Last week I met with my dealer for the first time in a while. The cab dropped me at our usual meeting spot — the Port Authority Bus Terminal of New York. I was hungry for the stuff.
Knowing what a loyal customer I am, my dealer was happy to see me. “Let me show you what I’ve got,” she said. “I’ve got some good stuff for you.”
As she showed me bags of Jackie O., I kept saying “bigger!”
I finally settled on a bag that would last me a long time. I was excited about it. I thanked my dealer, promised to come back and snuck out the door with my newest pair of sunglasses!
Instantly upload new picture. Change profile. In our culture of Craigslisting, iPoding, Facebooking, online shopping, online dating, automated this and digital that, just about every possible human interaction is becoming exponentially more impersonal. And perhaps not so fortunately, our social relations are being watered down to a single “poke.”
All of these impersonal social relations mean that it’s difficult to get noticed in the real world — especially by objects of our desire. Because everything I need to know about you I can read on Myspace. I can read your profile to decide if the real you is interesting enough for me to talk to.
Part of the appeal of representing ourselves online is the chance to be anybody but our boring selves. Online profiling is a lot like celebrity in the sense that once logged in, we get to imagine and create a meticulously manicured representation of ourselves. In an online profile, we are the stars of our own spectacle, produced by You Pictures. But what we really want is for people to get to know the person behind the spectacles. Fashion, both good and kooky, can be used to get people to notice the real you. Once you’ve got them reeled in, you can tell them whatever your online profile might say. It’s the reeling in that’s tough.
One of the tasks of fashion is to encourage these live, interpersonal relations, to inspire random people to say to you, “Nice haircut!” or to ask, “Where did you get those great shoes?!” Because actually, maybe your shoes are really ugly, and maybe your haircut makes you look like an ass hat.
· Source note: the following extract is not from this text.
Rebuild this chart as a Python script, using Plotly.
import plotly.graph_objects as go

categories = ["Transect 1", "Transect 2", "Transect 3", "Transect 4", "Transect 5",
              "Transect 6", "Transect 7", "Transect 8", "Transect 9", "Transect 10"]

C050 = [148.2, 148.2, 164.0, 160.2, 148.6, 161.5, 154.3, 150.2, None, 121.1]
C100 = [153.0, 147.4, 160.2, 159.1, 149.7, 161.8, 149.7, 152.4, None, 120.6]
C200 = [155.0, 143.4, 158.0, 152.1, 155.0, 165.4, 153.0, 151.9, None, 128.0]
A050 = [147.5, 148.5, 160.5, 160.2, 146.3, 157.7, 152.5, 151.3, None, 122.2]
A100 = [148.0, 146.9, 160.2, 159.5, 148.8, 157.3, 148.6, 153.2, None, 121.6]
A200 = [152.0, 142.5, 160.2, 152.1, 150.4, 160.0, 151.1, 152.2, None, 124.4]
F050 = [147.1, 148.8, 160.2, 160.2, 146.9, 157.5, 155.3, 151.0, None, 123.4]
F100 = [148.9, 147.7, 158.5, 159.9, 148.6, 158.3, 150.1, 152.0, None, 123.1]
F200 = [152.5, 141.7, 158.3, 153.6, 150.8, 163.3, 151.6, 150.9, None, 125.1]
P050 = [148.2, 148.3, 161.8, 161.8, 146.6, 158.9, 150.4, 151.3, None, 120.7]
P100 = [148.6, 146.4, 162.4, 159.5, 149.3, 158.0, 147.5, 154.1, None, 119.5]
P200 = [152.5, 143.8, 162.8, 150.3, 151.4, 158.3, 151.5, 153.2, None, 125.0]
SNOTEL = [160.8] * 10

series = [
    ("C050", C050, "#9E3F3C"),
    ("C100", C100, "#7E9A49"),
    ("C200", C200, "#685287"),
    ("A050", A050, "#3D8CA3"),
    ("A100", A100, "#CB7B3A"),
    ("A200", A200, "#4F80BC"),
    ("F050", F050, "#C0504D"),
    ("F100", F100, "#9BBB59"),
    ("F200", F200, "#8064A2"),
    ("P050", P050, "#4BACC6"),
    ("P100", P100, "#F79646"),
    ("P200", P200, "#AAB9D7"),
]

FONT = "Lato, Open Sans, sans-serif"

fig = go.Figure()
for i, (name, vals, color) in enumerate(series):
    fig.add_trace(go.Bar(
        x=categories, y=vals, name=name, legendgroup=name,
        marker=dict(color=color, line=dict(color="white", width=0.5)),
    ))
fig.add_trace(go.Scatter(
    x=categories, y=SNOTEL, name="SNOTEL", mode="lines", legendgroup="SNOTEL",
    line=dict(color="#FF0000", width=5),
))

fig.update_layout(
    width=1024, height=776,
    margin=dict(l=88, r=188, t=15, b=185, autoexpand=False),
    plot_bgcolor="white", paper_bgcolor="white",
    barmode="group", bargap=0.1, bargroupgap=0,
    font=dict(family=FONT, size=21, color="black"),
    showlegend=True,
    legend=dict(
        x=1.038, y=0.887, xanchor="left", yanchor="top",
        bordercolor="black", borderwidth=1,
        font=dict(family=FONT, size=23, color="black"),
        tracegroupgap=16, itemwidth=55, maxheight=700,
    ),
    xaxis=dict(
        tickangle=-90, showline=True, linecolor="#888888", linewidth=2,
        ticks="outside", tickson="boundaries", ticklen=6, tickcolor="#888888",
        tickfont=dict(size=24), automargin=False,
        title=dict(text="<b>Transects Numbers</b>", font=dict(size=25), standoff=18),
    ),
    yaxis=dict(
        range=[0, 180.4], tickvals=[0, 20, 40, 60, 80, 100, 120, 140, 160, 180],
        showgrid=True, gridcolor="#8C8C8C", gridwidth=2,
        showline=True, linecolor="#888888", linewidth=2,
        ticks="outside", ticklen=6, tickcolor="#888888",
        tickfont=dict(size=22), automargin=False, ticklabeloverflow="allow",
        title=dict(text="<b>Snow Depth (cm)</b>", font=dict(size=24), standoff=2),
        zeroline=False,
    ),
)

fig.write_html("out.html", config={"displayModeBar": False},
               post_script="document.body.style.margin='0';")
In the end, the intent of the compliment doesn’t really matter Nobody hates a compliment. And everybody knows that a good compliment can go a long way.
Here is where sunglasses and other fashion gimmicks kick in. A gimmick commands attention and makes you immediately recognizable and remembered for that trait. Everybody has a gimmick. It could be an accessory, a particular style, a way of speaking, the way you walk, a haircut or even the fact that you snore.
For the divas and the fashion conscious, the most immediate task of the gimmick is to get noticed, especially in our impersonal, online profiled culture.
Ever since Jacqueline Kennedy Onassis popularized the “huge-black-sunglasses-and-scarf-over-head” look, shades have become a major fashion gimmick, a pronunciation of “fabulousness,” and a defining must-have for celebrities and celebutantes. We use sunglasses and fashion as tools not only to cover up, but also to draw attention to our actual selves on the street in an attempt to transcend our profiles and ignite an actual interpersonal relationship instead of an inter-profile relationship.
Why else do people wear these glamour tools at the club, at night, in the rain, indoors, at the dinner table? In our search for designer glasses, kooky frames or a simply a pair that nobody else has, we’re really competing for eye-level attention. Let’s face it: It’s difficult to ignore a pair of outrageous sunglasses as they come at you from 100 feet away.
So if you want to have a meaningful relationship, don’t “poke.” If you want to be noticed, change your look! You are what you wear.
Madison Moore loves to get his sunglasses on, all night long.